Phase 5 (2026): The Ruling — and Immediate New Tariffs
The court’s decision formally limited the president’s authority to impose certain tariffs. Yet Trump responded not with restraint, but with escalation: new tariffs under different legal provisions, sharp criticism of the justices, and intensified political polarization.
For German companies, this meant:
  • no planning certainty,
  • unclear refund claims,
  • constant recalculation of cost structures, and
  • unsettled investors.
Here, another structural mistake becomes apparent.
Error No. 5: Dependence on a single political sphere without sufficient risk buffers.
Many German corporations have:
  • concentrated production clusters heavily in North America,
  • insufficiently hedged their dollar exposure, and
  • failed to price political volatility in as a permanent factor.

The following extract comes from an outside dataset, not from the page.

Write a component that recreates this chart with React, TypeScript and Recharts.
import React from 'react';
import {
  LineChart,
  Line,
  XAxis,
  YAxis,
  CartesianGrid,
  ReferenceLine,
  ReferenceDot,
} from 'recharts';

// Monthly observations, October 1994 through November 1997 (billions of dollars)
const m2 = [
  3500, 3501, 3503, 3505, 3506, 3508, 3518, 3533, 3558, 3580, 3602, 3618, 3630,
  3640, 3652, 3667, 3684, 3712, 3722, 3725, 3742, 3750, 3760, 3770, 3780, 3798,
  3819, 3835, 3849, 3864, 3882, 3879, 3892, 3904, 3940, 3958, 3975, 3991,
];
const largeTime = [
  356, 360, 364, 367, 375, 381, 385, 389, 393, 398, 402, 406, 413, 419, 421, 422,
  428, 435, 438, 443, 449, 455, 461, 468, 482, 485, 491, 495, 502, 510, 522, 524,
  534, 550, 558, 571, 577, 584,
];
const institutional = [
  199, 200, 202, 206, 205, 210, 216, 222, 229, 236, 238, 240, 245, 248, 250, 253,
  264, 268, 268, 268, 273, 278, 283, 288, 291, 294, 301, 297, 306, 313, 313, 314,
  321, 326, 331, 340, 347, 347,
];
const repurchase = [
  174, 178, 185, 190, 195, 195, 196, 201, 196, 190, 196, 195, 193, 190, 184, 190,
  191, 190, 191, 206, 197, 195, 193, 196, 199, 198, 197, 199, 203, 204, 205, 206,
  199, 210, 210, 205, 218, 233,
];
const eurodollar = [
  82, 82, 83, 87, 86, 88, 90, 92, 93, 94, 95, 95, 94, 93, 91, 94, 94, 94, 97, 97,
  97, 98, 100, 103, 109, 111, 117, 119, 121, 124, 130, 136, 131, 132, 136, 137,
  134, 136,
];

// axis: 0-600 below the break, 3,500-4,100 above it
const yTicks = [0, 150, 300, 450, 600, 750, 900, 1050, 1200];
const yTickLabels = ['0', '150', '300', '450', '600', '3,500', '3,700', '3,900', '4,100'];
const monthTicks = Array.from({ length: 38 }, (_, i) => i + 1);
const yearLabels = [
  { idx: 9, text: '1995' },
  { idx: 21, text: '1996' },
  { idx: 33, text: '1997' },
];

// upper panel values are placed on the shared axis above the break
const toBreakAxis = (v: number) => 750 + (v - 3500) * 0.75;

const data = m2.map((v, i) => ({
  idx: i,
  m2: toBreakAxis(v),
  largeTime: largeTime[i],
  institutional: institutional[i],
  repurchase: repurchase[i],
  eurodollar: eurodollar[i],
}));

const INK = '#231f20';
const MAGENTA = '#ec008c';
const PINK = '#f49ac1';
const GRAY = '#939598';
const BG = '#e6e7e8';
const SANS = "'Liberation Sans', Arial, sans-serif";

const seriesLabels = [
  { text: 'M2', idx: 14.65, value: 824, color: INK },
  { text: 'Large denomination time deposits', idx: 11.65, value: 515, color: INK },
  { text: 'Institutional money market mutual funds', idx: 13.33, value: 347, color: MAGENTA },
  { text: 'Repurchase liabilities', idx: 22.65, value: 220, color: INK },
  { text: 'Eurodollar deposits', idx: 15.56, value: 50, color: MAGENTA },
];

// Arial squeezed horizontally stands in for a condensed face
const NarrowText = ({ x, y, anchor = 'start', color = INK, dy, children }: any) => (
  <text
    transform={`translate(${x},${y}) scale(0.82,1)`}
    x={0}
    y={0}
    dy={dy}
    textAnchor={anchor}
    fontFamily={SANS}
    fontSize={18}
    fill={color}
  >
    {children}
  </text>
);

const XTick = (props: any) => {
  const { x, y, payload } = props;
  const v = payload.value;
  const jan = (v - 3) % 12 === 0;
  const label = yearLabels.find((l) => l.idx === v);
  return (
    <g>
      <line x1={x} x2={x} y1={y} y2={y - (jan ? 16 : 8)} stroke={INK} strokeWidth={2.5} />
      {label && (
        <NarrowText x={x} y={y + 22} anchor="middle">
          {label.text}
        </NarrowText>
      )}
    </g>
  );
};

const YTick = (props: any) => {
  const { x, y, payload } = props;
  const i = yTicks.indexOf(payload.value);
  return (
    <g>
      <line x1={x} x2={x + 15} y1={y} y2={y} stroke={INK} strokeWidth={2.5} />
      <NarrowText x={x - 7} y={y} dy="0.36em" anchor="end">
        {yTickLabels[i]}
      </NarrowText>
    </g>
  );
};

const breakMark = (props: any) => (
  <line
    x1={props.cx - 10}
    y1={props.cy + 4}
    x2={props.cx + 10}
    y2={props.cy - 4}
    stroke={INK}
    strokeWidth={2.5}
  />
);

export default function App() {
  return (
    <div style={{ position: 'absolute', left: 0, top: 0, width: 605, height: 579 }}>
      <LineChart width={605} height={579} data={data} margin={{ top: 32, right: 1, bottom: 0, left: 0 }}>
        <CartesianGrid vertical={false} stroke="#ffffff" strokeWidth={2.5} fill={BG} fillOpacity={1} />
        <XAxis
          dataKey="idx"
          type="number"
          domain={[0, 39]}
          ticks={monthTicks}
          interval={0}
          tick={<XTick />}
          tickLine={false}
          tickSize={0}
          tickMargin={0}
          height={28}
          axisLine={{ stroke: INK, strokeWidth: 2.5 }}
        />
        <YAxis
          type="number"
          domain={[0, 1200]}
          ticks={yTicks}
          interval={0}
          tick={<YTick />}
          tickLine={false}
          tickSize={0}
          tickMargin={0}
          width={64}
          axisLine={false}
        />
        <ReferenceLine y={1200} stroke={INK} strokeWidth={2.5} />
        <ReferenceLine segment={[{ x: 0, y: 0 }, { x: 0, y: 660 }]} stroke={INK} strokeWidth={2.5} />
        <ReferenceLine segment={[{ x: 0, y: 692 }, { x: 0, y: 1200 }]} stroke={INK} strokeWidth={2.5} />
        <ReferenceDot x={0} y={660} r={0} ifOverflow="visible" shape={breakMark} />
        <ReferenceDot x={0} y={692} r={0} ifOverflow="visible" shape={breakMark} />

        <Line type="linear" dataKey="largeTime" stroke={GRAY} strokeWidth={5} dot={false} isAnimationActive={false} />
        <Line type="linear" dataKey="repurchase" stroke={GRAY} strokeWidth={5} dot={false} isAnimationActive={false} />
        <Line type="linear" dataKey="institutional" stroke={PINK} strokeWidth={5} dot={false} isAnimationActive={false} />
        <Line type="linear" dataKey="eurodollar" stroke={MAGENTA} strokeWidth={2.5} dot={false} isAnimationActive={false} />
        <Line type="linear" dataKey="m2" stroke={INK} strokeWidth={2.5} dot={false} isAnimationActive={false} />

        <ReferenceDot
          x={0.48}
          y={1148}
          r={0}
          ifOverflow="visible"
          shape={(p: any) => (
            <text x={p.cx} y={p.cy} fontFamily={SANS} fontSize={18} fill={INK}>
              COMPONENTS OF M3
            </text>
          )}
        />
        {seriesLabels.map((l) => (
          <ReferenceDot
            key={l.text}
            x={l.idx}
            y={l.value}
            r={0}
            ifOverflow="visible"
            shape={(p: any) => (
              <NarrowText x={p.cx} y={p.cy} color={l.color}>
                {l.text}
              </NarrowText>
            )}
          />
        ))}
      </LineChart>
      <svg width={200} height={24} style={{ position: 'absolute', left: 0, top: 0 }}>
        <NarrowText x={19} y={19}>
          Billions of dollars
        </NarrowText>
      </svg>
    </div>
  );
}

The Core Error: Efficiency Over Resilience
Across all phases, one pattern is clear:
German companies optimized for efficiency, economies of scale, and market size — not for geopolitical resilience.
Globalization was understood as a one-way street:
  • stable institutions,
  • predictable rules, and
  • a multilateral order.
But when a president publicly attacks or politically reframes court decisions, the risk profile of entire economies shifts. Even a functioning separation of powers — as demonstrated by the Supreme Court’s ruling — does not guarantee political predictability.

What Does This Mean for the Future?
  1. Geopolitics is no longer a peripheral issue, but part of core strategy.
  2. Supply chains must be organized along multipolar lines.
  3. Political scenario analysis belongs in every investment calculation.
  4. Market diversification is not optional — it is a risk imperative.
The current conflict reveals not only the tension between president and court. It also exposes the strategic vulnerability of export-oriented economies such as Germany.
The escalation is politically driven.
 But the dependence — it is homegrown.